Жена начальника заставы что-то накричала на пограничниковъ, которые все пересмeивались весело о чемъ-то, и они, слегка {485} поторговавшись, улеглись спать. Я не безъ наслажденiя вытянулся на постели -- первый разъ послe одиночки ГПУ, гдe постель все-таки была. Въ лагерe были только голыя доски наръ, потомъ мохъ и еловыя вeтки карельской тайги. Нeтъ, что томъ ни говорить, а комфортъ -- великая вещь...

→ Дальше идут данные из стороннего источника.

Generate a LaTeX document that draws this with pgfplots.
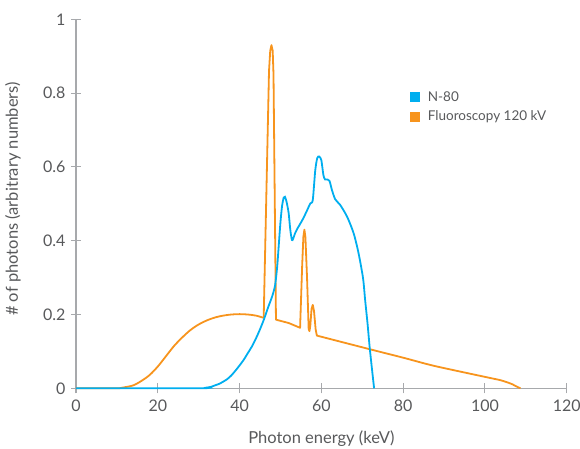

Однако, комфортъ не помогалъ. И вмeсто того ощущенiя, которое я ожидалъ, вмeсто ощущенiя достигнутой, наконецъ, цeли, ощущенiя безопасности, свободы и прочаго и прочаго, въ мозгу кружились обрывки тяжелыхъ моихъ мыслей и о прошломъ, и о будущемъ, а на душe было отвратительно скверно... Чистота и уютъ этой маленькой семейной казармы, жалостливое гостепрiимство жены начальника заставы, дружественное зубоскальство пограничниковъ, покой, сытость, налаженность этой жизни ощущались, какъ нeкое нацiональное оскорбленiе: почему же у насъ такъ гнусно, такъ голодно, такъ жестоко? Почему совeтскiе пограничники (совeтскiе, но все же русскiе) встрeчаютъ бeглецовъ изъ Финляндiи совсeмъ не такъ, какъ вотъ эти финны встрeтили насъ, бeглецовъ изъ Россiи? Такъ ли ужъ много у насъ правъ на ту монополiю "всечеловeчности" и дружественности, которую мы утверждаемъ за русской душой? Не знаю, какъ будетъ дальше. По ходу событiй насъ, конечно, должны арестовать, куда-то посадить, пока наши личности не будутъ болeе или менeе выяснены. Но, вотъ, пока что никто къ намъ не относится, какъ къ арестантамъ, какъ къ подозрительнымъ. Всe эти люди принимаютъ насъ, какъ гостей, какъ усталыхъ, очень усталыхъ, путниковъ, которыхъ прежде всего надо накормить и подбодрить. Развe, если бы я былъ финскимъ коммунистомъ, прорвавшимся въ "отечество всeхъ трудящихся", со мною такъ обращались бы? Я вспомнилъ финновъ-перебeжчиковъ, отосланныхъ въ качествe заключенныхъ на стройку Магнитогорскаго завода -- они тамъ вымирали сплошь; вспомнилъ "знатныхъ иностранцевъ" въ ленинградской пересыльной тюрьмe, вспомнилъ группы финновъ-перебeжчиковъ въ деревнe Койкоры, голодныхъ, обезкураженныхъ, растерянныхъ, а въ глазахъ -- плохо скрытый ужасъ полной катастрофы, жестокой обманутости, провала всeхъ надеждъ... Да, ихъ такъ не встрeчали, какъ встрeчаютъ насъ съ Юрой. Странно, но если бы вотъ на этой финской пограничной заставe къ намъ отнеслись грубeе, оффицiальнeе, мнe было бы какъ-то легче. Но отнеслись такъ по человeчески, какъ я -- при всемъ моемъ оптимизмe, не ожидалъ. И контрастъ съ безчеловeчностью всего того, что я видалъ на территорiи бывшей Россiйской имперiи, навалился на душу тяжелымъ нацiональнымъ оскорбленiемъ. Мучительнымъ оскорбленiемъ, безвылазностью, безысходностью. И вотъ еще -- стойка съ винтовками.